September 11, 2023

What Does Grand Ayatollah Sistani Owe Iraq?

I recently delved into David Patel’s book, Order out of Chaos: Islam, Information, and the Rise and Fall of Social Orders in Iraq. The book, although published in 2022, draws on Patel’s fieldwork in southern Iraq shortly after the fall of the Ba’ath regime in 2003. In his book, Patel focuses on why Iraqis turned to the mosque in the absence of the state and while examining this, Patel naturally turns to the question of who is running the mosques in Iraq. For the Shia Muslims who constitute the majority of Iraqis, the answer is Grand Ayatollah Ali Al-Sistani, the head of the religious establishment, the Marjʿiyya, in Najaf.

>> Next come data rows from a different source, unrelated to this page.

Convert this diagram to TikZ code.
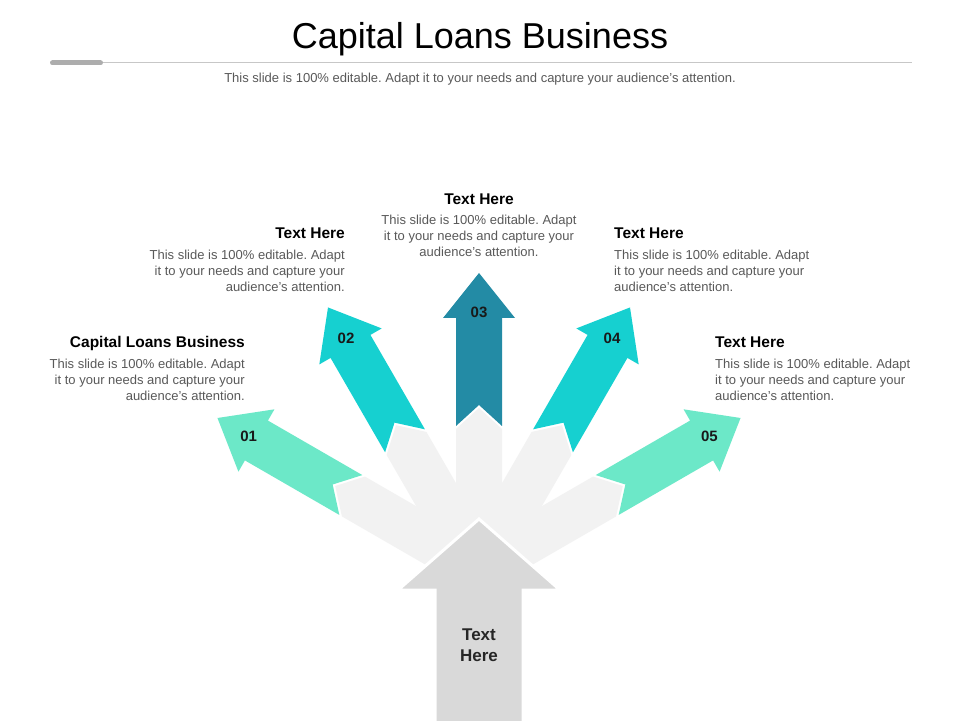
\documentclass[tikz,border=0pt]{standalone}
\usepackage{fontspec}
\setmainfont{Liberation Sans}
\usetikzlibrary{positioning}
\frenchspacing

\definecolor{mint}{HTML}{6CE8C8}
\definecolor{turq}{HTML}{16D0D0}
\definecolor{deepteal}{HTML}{238BA5}
\definecolor{shaftgray}{HTML}{F2F2F2}
\definecolor{basegray}{HTML}{D9D9D9}
\definecolor{bodygray}{HTML}{595959}

\tikzset{
	headtitle/.style={font=\fontsize{15.5}{18}\selectfont\bfseries, inner sep=0pt},
	bodytext/.style={font=\fontsize{13}{16}\selectfont, text=bodygray, inner sep=0pt},
	numlabel/.style={font=\fontsize{15}{17}\selectfont\bfseries, text=black!90, inner sep=0pt},
	shaft/.style={fill=shaftgray},
}

\begin{document}
\begin{tikzpicture}[x=1pt, y=1pt]
	\useasboundingbox (0,0) rectangle (960,720);
	\fill[white] (0,0) rectangle (960,720);

	% heading
	\node(title) [anchor=base, font=\fontsize{36}{40}\selectfont] at (480,671.7) {Capital Loans Business};
	\draw[black!22, line width=1pt] (50,657) -- (912,657);
	\draw[black!32, line width=5pt, line cap=round] (52.5,657) -- (100.5,657);
	\node(subtitle) [anchor=base, bodytext] at (480,637.7) {This slide is 100\% editable. Adapt it to your needs and capture your audience's attention.};

	% fan of arrows
	\begin{scope}[shift={(479,151)}, rotate=60]
		\fill[shaft] (-23,0) -- (-23,145) -- (0,166) -- (23,145) -- (23,0) -- cycle;
		\fill[mint] (-23,148) -- (0,169) -- (23,148) -- (23,257) -- (36,257) -- (0,302) -- (-36,257) -- (-23,257) -- cycle;
		\node(n01) [numlabel] at (0,266) {01};
	\end{scope}
	\begin{scope}[shift={(479,151)}, rotate=30]
		\fill[shaft] (-23,0) -- (-23,145) -- (0,166) -- (23,145) -- (23,0) -- cycle;
		\fill[turq] (-23,148) -- (0,169) -- (23,148) -- (23,257) -- (36,257) -- (0,302) -- (-36,257) -- (-23,257) -- cycle;
		\node(n02) [numlabel] at (0,266) {02};
	\end{scope}
	\begin{scope}[shift={(479,151)}]
		\fill[shaft] (-23,0) -- (-23,140) -- (0,161) -- (23,140) -- (23,0) -- cycle;
		\fill[deepteal] (-23,143) -- (0,164) -- (23,143) -- (23,251) -- (36,251) -- (0,296) -- (-36,251) -- (-23,251) -- cycle;
		\node(n03) [numlabel] at (0,257) {03};
	\end{scope}
	\begin{scope}[shift={(479,151)}, rotate=-30]
		\fill[shaft] (-23,0) -- (-23,145) -- (0,166) -- (23,145) -- (23,0) -- cycle;
		\fill[turq] (-23,148) -- (0,169) -- (23,148) -- (23,257) -- (36,257) -- (0,302) -- (-36,257) -- (-23,257) -- cycle;
		\node(n04) [numlabel] at (0,266) {04};
	\end{scope}
	\begin{scope}[shift={(479,151)}, rotate=-60]
		\fill[shaft] (-23,0) -- (-23,145) -- (0,166) -- (23,145) -- (23,0) -- cycle;
		\fill[mint] (-23,148) -- (0,169) -- (23,148) -- (23,257) -- (36,257) -- (0,302) -- (-36,257) -- (-23,257) -- cycle;
		\node(n05) [numlabel] at (0,266) {05};
	\end{scope}

	% base arrow
	\filldraw[fill=basegray, draw=white, line width=3pt] (435,-5) -- (435,130) -- (398,130) -- (479,201) -- (560,130) -- (523,130) -- (523,-5) -- cycle;
	\node(base) [align=center, font=\fontsize{17}{21}\selectfont\bfseries, text=black!85] at (479,75) {Text\\Here};

	% text blocks
	\node(t1) [headtitle, anchor=base east] at (245,372) {Capital Loans Business};
	\node(b1) [bodytext, align=right, below left=10.5pt and 0pt of t1.base east] {This slide is 100\% editable. Adapt\\it to your needs and capture your\\audience's attention.};

	\node(t2) [headtitle, anchor=base east] at (345,481) {Text Here};
	\node(b2) [bodytext, align=right, below left=10.5pt and 0pt of t2.base east] {This slide is 100\% editable. Adapt\\it to your needs and capture your\\audience's attention.};

	\node(t3) [headtitle, anchor=base] at (479,515.3) {Text Here};
	\node(b3) [bodytext, align=center, below=10.5pt of t3.base] {This slide is 100\% editable. Adapt\\it to your needs and capture your\\audience's attention.};

	\node(t4) [headtitle, anchor=base west] at (614,481) {Text Here};
	\node(b4) [bodytext, align=left, below right=10.5pt and 0pt of t4.base west] {This slide is 100\% editable. Adapt\\it to your needs and capture your\\audience's attention.};

	\node(t5) [headtitle, anchor=base west] at (715,372) {Text Here};
	\node(b5) [bodytext, align=left, below right=10.5pt and 0pt of t5.base west] {This slide is 100\% editable. Adapt\\it to your needs and capture your\\audience's attention.};
\end{tikzpicture}
\end{document}
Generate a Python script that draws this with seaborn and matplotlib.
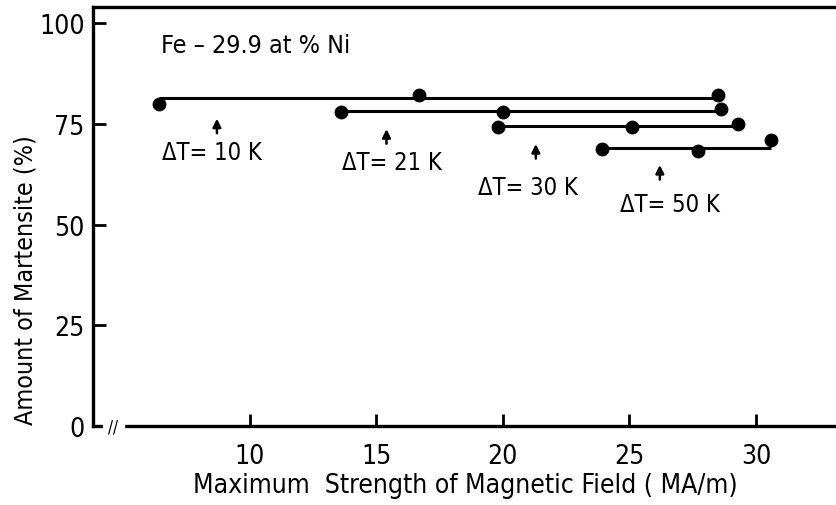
import numpy as np
import matplotlib.pyplot as plt
import seaborn as sns

# Points (x: MA/m, y: % martensite)
dt10_x = [6.4, 16.7, 28.5]
dt10_y = [79.9, 82.1, 82.1]
dt21_x = [13.6, 20.0, 28.6]
dt21_y = [77.9, 77.9, 78.7]
dt30_x = [19.8, 25.1, 29.3]
dt30_y = [74.2, 74.2, 74.9]
dt50_x = [23.9, 27.7, 30.6]
dt50_y = [68.7, 68.2, 71.0]

# level of the horizontal bar drawn for each series
line_levels = [81.4, 78.2, 74.4, 69.0]
series_names = ["\u0394T= 10 K", "\u0394T= 21 K", "\u0394T= 30 K", "\u0394T= 50 K"]

# arrow x, arrow tip y, label position
arrow_x = [8.7, 15.4, 21.3, 26.2]
arrow_tip = [77.0, 74.4, 70.7, 65.5]
label_x = [8.5, 15.6, 21.0, 26.6]
label_y = [68.0, 65.5, 59.3, 55.1]

xticks = [10, 15, 20, 25, 30]
yticks = [0, 25, 50, 75, 100]

sns.set_style("white")
plt.rcParams['font.family'] = ['DejaVu Sans']
plt.rcParams['font.stretch'] = 'condensed'
plt.rcParams['text.color'] = 'black'
plt.rcParams['axes.labelcolor'] = 'black'
plt.rcParams['xtick.color'] = 'black'
plt.rcParams['ytick.color'] = 'black'

fig = plt.figure(figsize=(8.37, 5.06), dpi=100)
ax = fig.add_axes([0.111, 0.156, 0.889, 0.828])

all_x = [dt10_x, dt21_x, dt30_x, dt50_x]
all_y = [dt10_y, dt21_y, dt30_y, dt50_y]

for xs, ys, lvl in zip(all_x, all_y, line_levels):
    ax.hlines(lvl, min(xs), max(xs), color='black', lw=2.2)
    sns.scatterplot(x=xs, y=ys, ax=ax, color='black', s=85, edgecolor='black', zorder=3)

for ax_x, tip, lx, ly, name in zip(arrow_x, arrow_tip, label_x, label_y, series_names):
    ax.annotate("", xy=(ax_x, tip), xytext=(ax_x, tip - 5),
                arrowprops=dict(arrowstyle='-|>', color='black', lw=1.8,
                                mutation_scale=12))
    ax.text(lx, ly, name, ha='center', va='center', fontsize=17)

ax.text(6.5, 94.5, "Fe \u2013 29.9 at % Ni", fontsize=18, ha='left', va='center')

ax.set_xlim(3.8, 33.2)
ax.set_ylim(0, 104)
ax.set_xticks(xticks)
ax.set_yticks(yticks)
ax.tick_params(axis='both', direction='in', length=9, width=2, labelsize=19,
               bottom=True, left=True)
ax.tick_params(axis='x', pad=12)
ax.tick_params(axis='y', pad=6)
for s in ['left', 'bottom', 'top']:
    ax.spines[s].set_linewidth(2.4)
    ax.spines[s].set_color('black')
ax.spines['right'].set_visible(False)

# axis break mark near the origin
ax.text(4.6, 0, "//", fontsize=12, ha='center', va='center',
        backgroundcolor='white')

ax.set_xlabel("Maximum  Strength of Magnetic Field ( MA/m)", fontsize=19, labelpad=2)
ax.set_ylabel("Amount of Martensite (%)", fontsize=18)
ax.yaxis.set_label_coords(-0.074, 0.35)

plt.savefig("out.png", dpi=100)
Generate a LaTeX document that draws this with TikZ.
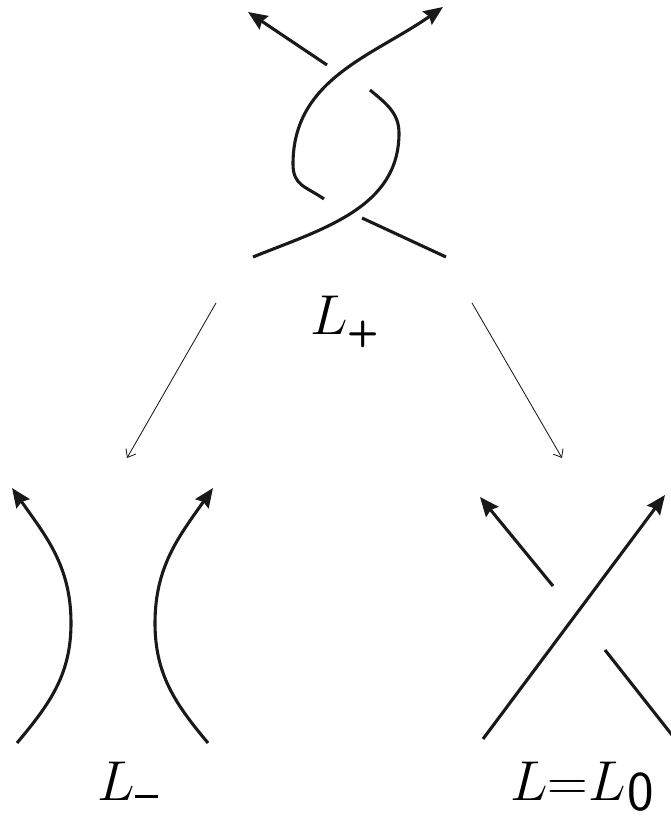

Grand Ayatollah Ali Al-Sistani is a towering figure in Iraq,

Grand Ayatollah Sistani, who turned 93 in August, has been a monumental figure in Iraq for the last twenty years. All the critical moments in post-2003 Iraq have involved Sistani in one form or another, many of which Patel analyzes in his book. However, Patel is less interested in who Sistani is and more interested in the limits of the Grand Ayatollah’s power. Patel writes that “conventional wisdom—which focuses on Shiʿi doctrine and Sistani’s worldview—is not wrong, it is just incomplete”.